Friday, January 29, 2010

Lost and Found: A Sense of Place

We live our lives in places; physical places like cities, towns, metropolitan areas, secret hiding places, nooks and crevices, while also inhabiting the non-physical places of our inner landscape: our emotions, consciousness, relationships, lifestyles and personal decisions. Physical place gives form, context, and structure to our inner, intangible space, impacting our relationships to one another, shaping and delimiting the sphere of our existence and experience.

To the extent that we are aware of and rooted in the outer and inner places that we inhabit, we achieve intimate connectedness and deep knowledge of the peculiarities and nuances and history of our selves and our surroundings, cultivating a sense of belonging and identification with ourselves and our location in the universe; a "sense of place."

You know it when you feel it.  A sense of place is a sense that you are at home, somewhere special, authentic, and unique. A sense that there is nowhere else in the world quite like it, a feeling of connection to the details-species of trees, architecture, cuisine, music, local business, history, nuances of speech- the peculiarities that have co-evolved in one location to create the identity that sets a particular place apart.

Obstacles to establishing a sense of place in abound in our modern world: mobility, time constraints, and technology strain our ability to connect. The bland architecture and homogeneous community design pervading much of the landscape developed in the past 50 years leaves us less to connect with. I believe this loss of connection to place is tightly related to loss of connection to community, self, and spirit, and poses a serious threat to the health of individuals and society. When we lose these connections, we seek to fill the hole left in our lives. This seeking can be constructive (art, spirituality, community), or destructive (consumerism in all of its myriad forms).

All around me, I am observing efforts to re-establish and reconnect ourselves with place, and I believe these efforts are signs that as humans, we recognize the need to know where we are, and to have a place to call home. This is what I want to focus on in this space.

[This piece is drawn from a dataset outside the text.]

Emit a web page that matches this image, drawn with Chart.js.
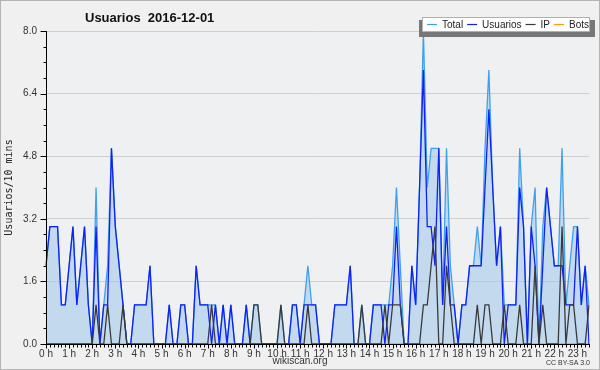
<!DOCTYPE html>
<html><head><meta charset="utf-8">
<script src="https://cdn.jsdelivr.net/npm/chart.js@4/dist/chart.umd.min.js"></script>
<style>html,body{margin:0;padding:0;background:#f0f0f0;}#wrap{width:600px;height:370px;position:relative;}</style>
</head><body><div id="wrap"><canvas id="c" width="600" height="370"></canvas></div>
<script>
const chartTitle = 'Usuarios  2016-12-01';
const yAxisTitle = 'Usuarios/10 mins';
const hourLabels = ['0 h','1 h','2 h','3 h','4 h','5 h','6 h','7 h','8 h','9 h','10 h','11 h','12 h','13 h','14 h','15 h','16 h','17 h','18 h','19 h','20 h','21 h','22 h','23 h'];
const yTickLabels = ['0.0','1.6','3.2','4.8','6.4','8.0'];
const seriesNames = ['Total','Usuarios','IP','Bots'];
const totalValues = [
 2,3,3,3,1,1,2,3,1,2,3,1, 0,4,0,1,2,5,3,2,1,0,0,1,
 1,1,1,2,0,0,0,0,1,0,0,1, 1,0,0,2,1,1,1,1,1,0,1,0,
 1,0,0,0,1,0,1,1,0,0,0,0, 0,1,0,0,1,1,0,1,2,1,1,0,
 0,0,0,1,1,1,1,2,0,0,1,0, 0,1,1,1,1,1,2,4,2,0,0,2,
 1,4,8,4,5,5,5,1,5,2,1,0, 1,1,2,2,3,2,5,7,4,2,3,1,
 1,1,1,5,3,0,3,4,0,3,4,3, 2,2,5,1,2,3,3,1,2,1];
const usuariosValues = [
 2,3,3,3,1,1,2,3,1,2,3,1, 0,3,0,1,1,5,3,2,1,0,0,1,
 1,1,1,2,0,0,0,0,1,0,0,1, 1,0,0,2,1,1,1,0,1,0,1,0,
 1,0,0,0,1,0,0,0,0,0,0,0, 0,0,0,0,1,1,0,1,1,1,1,0,
 0,0,0,1,1,1,1,2,0,0,0,0, 0,1,1,1,0,1,1,3,1,0,0,2,
 1,4,7,3,3,2,5,1,3,1,1,0, 1,1,2,2,2,2,4,6,4,2,3,0,
 1,1,1,4,3,0,3,2,0,2,4,3, 2,2,2,1,1,1,3,1,2,0];
const ipValues = [
 0,0,0,0,0,0,0,0,0,0,0,0, 0,1,0,0,1,0,0,0,1,0,0,0,
 0,0,0,0,0,0,0,0,0,0,0,0, 0,0,0,0,0,0,0,1,0,0,0,0,
 0,0,0,0,0,0,1,1,0,0,0,0, 0,1,0,0,0,0,0,0,1,0,0,0,
 0,0,0,0,0,0,0,0,0,0,1,0, 0,0,0,0,1,0,1,1,1,0,0,0,
 0,0,1,1,2,3,0,0,2,1,0,0, 0,0,0,0,1,0,1,1,0,0,0,1,
 0,0,0,1,0,0,0,2,0,1,0,0, 0,0,3,0,1,1,0,0,0,1];
const botsValues = totalValues.map(() => 0);

const slots = totalValues.map((_, i) => String(Math.floor(i / 6)).padStart(2, '0') + ':' + (i % 6) + '0');
const isMajor = v => Math.abs(v / 1.6 - Math.round(v / 1.6)) < 1e-6;

const deco = {
  id: 'deco',
  beforeDraw(chart) {
    const ctx = chart.ctx, a = chart.chartArea;
    ctx.save();
    ctx.fillStyle = '#f0f0f0';
    ctx.fillRect(0, 0, 600, 370);
    ctx.strokeStyle = '#b4b4b4';
    ctx.lineWidth = 1;
    ctx.strokeRect(0.5, 0.5, 599, 369);
    ctx.fillStyle = '#eef0f2';
    ctx.fillRect(a.left, a.top, a.right - a.left, a.bottom - a.top);
    ctx.restore();
  },
  afterDatasetsDraw(chart) {
    const ctx = chart.ctx, a = chart.chartArea, xs = chart.scales.x, ys = chart.scales.y;
    ctx.save();
    ctx.strokeStyle = '#000';
    ctx.lineWidth = 1;
    ctx.beginPath();
    const L = Math.round(a.left) + 0.5, B = Math.round(a.bottom) + 0.5;
    ctx.moveTo(L, a.top); ctx.lineTo(L, B); ctx.lineTo(a.right + 1, B);
    ys.ticks.forEach(t => {
      const y = Math.round(ys.getPixelForValue(t.value)) + 0.5;
      const len = isMajor(t.value) ? 6 : 3;
      ctx.moveTo(L - len, y); ctx.lineTo(L, y);
    });
    for (let i = 0; i < slots.length; i++) {
      const x = Math.round(xs.getPixelForValue(i)) + 0.5;
      ctx.moveTo(x, B); ctx.lineTo(x, B + (i % 6 === 0 ? 4 : 3));
    }
    ctx.stroke();
    ctx.restore();
  },
  afterDraw(chart) {
    const ctx = chart.ctx;
    ctx.save();
    ctx.fillStyle = '#111';
    ctx.font = 'bold 13px "Liberation Sans", Arial, sans-serif';
    ctx.textBaseline = 'middle';
    ctx.textAlign = 'left';
    ctx.fillText(chartTitle, 85, 18);
    // legend
    ctx.fillStyle = '#777777';
    ctx.fillRect(419, 20, 176, 17);
    ctx.fillStyle = '#ffffff';
    ctx.fillRect(422, 17, 168, 15);
    ctx.strokeStyle = '#b0b0b0';
    ctx.lineWidth = 1;
    ctx.strokeRect(422.5, 17.5, 167, 14);
    ctx.font = '10px "Liberation Sans", Arial, sans-serif';
    let x = 427;
    const ly = 24.5;
    chart.data.datasets.forEach(ds => {
      ctx.strokeStyle = ds.borderColor;
      ctx.lineWidth = 1.2;
      ctx.beginPath(); ctx.moveTo(x, ly); ctx.lineTo(x + 10, ly); ctx.stroke();
      x += 15;
      ctx.fillStyle = '#222';
      ctx.fillText(ds.label, x, ly + 0.5);
      x += ctx.measureText(ds.label).width + 4;
    });
    ctx.fillStyle = '#333';
    ctx.font = '10px "Liberation Sans", Arial, sans-serif';
    ctx.textAlign = 'center';
    ctx.fillText('wikiscan.org', 300, 361);
    ctx.font = '7px "Liberation Sans", Arial, sans-serif';
    ctx.textAlign = 'right';
    ctx.fillText('CC BY-SA 3.0', 590, 363);
    ctx.restore();
  }
};

new Chart(document.getElementById('c'), {
  type: 'line',
  data: {
    labels: slots,
    datasets: [
      { label: seriesNames[0], data: totalValues, borderColor: '#3fa0f0', backgroundColor: 'rgba(160,200,235,0.55)', fill: 'origin', order: 4 },
      { label: seriesNames[1], data: usuariosValues, borderColor: '#1020f8', fill: false, order: 2 },
      { label: seriesNames[2], data: ipValues, borderColor: '#3a3a3a', fill: false, order: 1 },
      { label: seriesNames[3], data: botsValues, borderColor: '#ff9a10', fill: false, order: 3 }
    ]
  },
  options: {
    responsive: false,
    animation: false,
    devicePixelRatio: 1,
    layout: { padding: { left: 0, right: 11, top: 31, bottom: 0 } },
    elements: { point: { radius: 0 }, line: { borderWidth: 1.3, tension: 0 } },
    plugins: { legend: { display: false }, tooltip: { enabled: false }, title: { display: false } },
    scales: {
      x: {
        type: 'category',
        offset: false,
        grid: { display: false, drawTicks: false },
        border: { display: false },
        ticks: {
          autoSkip: false, maxRotation: 0, minRotation: 0, padding: 4,
          color: '#333', font: { family: '"Liberation Sans", Arial, sans-serif', size: 10 },
          callback: (v, i) => (i % 6 === 0 ? hourLabels[i / 6] : '')
        },
        afterFit: s => { s.height = 26; }
      },
      y: {
        min: 0, max: 8,
        grid: { drawTicks: false, color: c => (c.tick && isMajor(c.tick.value) ? '#cfcfcf' : 'rgba(0,0,0,0)'), lineWidth: 1 },
        border: { display: false },
        ticks: {
          stepSize: 0.4, padding: 9, color: '#333',
          font: { family: '"Liberation Sans", Arial, sans-serif', size: 10 },
          callback: v => (isMajor(v) ? yTickLabels[Math.round(v / 1.6)] : '')
        },
        title: { display: true, text: yAxisTitle, color: '#222', padding: { top: 3, bottom: 0 }, font: { family: '"DejaVu Sans Mono", monospace', size: 10 } },
        afterFit: s => { s.width = 46; }
      }
    }
  },
  plugins: [deco]
});
</script></body></html>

Place hopes to address and explore the following:
  • What is the role of place in our lives?
  • How do the kinds of places we live in shape the events we encounter, our outlooks, our opportunities?
  • How and where are people connecting with place today?
  • How do place and technology interact?
  • How do we connect to place in our increasingly mobile world?
  • How does place impact the nature of individuals, families, communities?
Although Place is about place as a concept and will not strictly be about Metropolitan Detroit, as a native and resident my perspective and information will certainly be colored by my attachment to this particular place, with all of its attendant beauty and tribulations.